» **What to do**:
Each line that follows is to be retyped exactly.
--- Start ---
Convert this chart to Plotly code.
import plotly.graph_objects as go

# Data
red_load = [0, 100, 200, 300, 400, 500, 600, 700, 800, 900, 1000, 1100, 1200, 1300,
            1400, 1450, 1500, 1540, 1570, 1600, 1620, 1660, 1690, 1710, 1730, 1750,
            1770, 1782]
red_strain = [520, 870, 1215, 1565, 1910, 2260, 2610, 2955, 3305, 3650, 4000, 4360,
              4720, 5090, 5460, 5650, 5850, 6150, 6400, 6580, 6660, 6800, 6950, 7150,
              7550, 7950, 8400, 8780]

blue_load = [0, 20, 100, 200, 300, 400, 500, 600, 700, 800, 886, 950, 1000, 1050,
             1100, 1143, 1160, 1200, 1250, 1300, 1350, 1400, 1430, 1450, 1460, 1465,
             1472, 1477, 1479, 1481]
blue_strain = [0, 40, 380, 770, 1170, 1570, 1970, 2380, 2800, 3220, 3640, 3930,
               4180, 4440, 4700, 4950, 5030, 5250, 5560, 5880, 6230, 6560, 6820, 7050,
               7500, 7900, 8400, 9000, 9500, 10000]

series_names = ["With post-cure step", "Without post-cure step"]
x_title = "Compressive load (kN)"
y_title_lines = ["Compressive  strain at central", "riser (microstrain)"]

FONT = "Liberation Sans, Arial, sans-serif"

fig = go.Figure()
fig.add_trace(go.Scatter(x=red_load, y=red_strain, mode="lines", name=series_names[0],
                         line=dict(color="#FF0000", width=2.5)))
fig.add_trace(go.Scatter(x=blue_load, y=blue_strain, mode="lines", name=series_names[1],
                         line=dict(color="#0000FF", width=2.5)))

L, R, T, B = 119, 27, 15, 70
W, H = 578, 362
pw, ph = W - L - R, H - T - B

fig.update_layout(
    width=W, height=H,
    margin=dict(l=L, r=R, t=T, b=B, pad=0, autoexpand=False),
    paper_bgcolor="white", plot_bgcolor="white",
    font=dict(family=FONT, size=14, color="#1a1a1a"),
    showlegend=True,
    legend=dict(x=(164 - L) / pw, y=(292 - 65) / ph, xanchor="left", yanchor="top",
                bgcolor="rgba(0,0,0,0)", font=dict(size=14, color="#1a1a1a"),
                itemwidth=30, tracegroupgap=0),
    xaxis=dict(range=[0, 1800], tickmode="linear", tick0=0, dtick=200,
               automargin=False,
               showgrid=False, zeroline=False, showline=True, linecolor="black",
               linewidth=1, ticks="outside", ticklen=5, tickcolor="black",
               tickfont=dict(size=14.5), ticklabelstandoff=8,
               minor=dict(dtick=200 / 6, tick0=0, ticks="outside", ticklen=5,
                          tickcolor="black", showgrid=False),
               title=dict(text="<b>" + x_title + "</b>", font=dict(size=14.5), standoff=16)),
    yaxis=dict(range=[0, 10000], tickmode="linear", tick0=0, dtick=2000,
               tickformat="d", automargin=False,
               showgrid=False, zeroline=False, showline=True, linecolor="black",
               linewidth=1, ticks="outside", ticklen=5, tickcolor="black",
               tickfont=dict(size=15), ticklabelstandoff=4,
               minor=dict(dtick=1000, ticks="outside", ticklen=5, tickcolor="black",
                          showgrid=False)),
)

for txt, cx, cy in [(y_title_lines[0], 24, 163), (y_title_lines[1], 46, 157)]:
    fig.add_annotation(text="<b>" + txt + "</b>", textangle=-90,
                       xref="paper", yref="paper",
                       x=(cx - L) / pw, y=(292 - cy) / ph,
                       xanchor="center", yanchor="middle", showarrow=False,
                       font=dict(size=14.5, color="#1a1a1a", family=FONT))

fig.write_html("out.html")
--- End ---
» **Final result**:
Convert this chart to Plotly code.
import plotly.graph_objects as go

# Data
red_load = [0, 100, 200, 300, 400, 500, 600, 700, 800, 900, 1000, 1100, 1200, 1300,
            1400, 1450, 1500, 1540, 1570, 1600, 1620, 1660, 1690, 1710, 1730, 1750,
            1770, 1782]
red_strain = [520, 870, 1215, 1565, 1910, 2260, 2610, 2955, 3305, 3650, 4000, 4360,
              4720, 5090, 5460, 5650, 5850, 6150, 6400, 6580, 6660, 6800, 6950, 7150,
              7550, 7950, 8400, 8780]

blue_load = [0, 20, 100, 200, 300, 400, 500, 600, 700, 800, 886, 950, 1000, 1050,
             1100, 1143, 1160, 1200, 1250, 1300, 1350, 1400, 1430, 1450, 1460, 1465,
             1472, 1477, 1479, 1481]
blue_strain = [0, 40, 380, 770, 1170, 1570, 1970, 2380, 2800, 3220, 3640, 3930,
               4180, 4440, 4700, 4950, 5030, 5250, 5560, 5880, 6230, 6560, 6820, 7050,
               7500, 7900, 8400, 9000, 9500, 10000]

series_names = ["With post-cure step", "Without post-cure step"]
x_title = "Compressive load (kN)"
y_title_lines = ["Compressive  strain at central", "riser (microstrain)"]

FONT = "Liberation Sans, Arial, sans-serif"

fig = go.Figure()
fig.add_trace(go.Scatter(x=red_load, y=red_strain, mode="lines", name=series_names[0],
                         line=dict(color="#FF0000", width=2.5)))
fig.add_trace(go.Scatter(x=blue_load, y=blue_strain, mode="lines", name=series_names[1],
                         line=dict(color="#0000FF", width=2.5)))

L, R, T, B = 119, 27, 15, 70
W, H = 578, 362
pw, ph = W - L - R, H - T - B

fig.update_layout(
    width=W, height=H,
    margin=dict(l=L, r=R, t=T, b=B, pad=0, autoexpand=False),
    paper_bgcolor="white", plot_bgcolor="white",
    font=dict(family=FONT, size=14, color="#1a1a1a"),
    showlegend=True,
    legend=dict(x=(164 - L) / pw, y=(292 - 65) / ph, xanchor="left", yanchor="top",
                bgcolor="rgba(0,0,0,0)", font=dict(size=14, color="#1a1a1a"),
                itemwidth=30, tracegroupgap=0),
    xaxis=dict(range=[0, 1800], tickmode="linear", tick0=0, dtick=200,
               automargin=False,
               showgrid=False, zeroline=False, showline=True, linecolor="black",
               linewidth=1, ticks="outside", ticklen=5, tickcolor="black",
               tickfont=dict(size=14.5), ticklabelstandoff=8,
               minor=dict(dtick=200 / 6, tick0=0, ticks="outside", ticklen=5,
                          tickcolor="black", showgrid=False),
               title=dict(text="<b>" + x_title + "</b>", font=dict(size=14.5), standoff=16)),
    yaxis=dict(range=[0, 10000], tickmode="linear", tick0=0, dtick=2000,
               tickformat="d", automargin=False,
               showgrid=False, zeroline=False, showline=True, linecolor="black",
               linewidth=1, ticks="outside", ticklen=5, tickcolor="black",
               tickfont=dict(size=15), ticklabelstandoff=4,
               minor=dict(dtick=1000, ticks="outside", ticklen=5, tickcolor="black",
                          showgrid=False)),
)

for txt, cx, cy in [(y_title_lines[0], 24, 163), (y_title_lines[1], 46, 157)]:
    fig.add_annotation(text="<b>" + txt + "</b>", textangle=-90,
                       xref="paper", yref="paper",
                       x=(cx - L) / pw, y=(292 - cy) / ph,
                       xanchor="center", yanchor="middle", showarrow=False,
                       font=dict(size=14.5, color="#1a1a1a", family=FONT))

fig.write_html("out.html")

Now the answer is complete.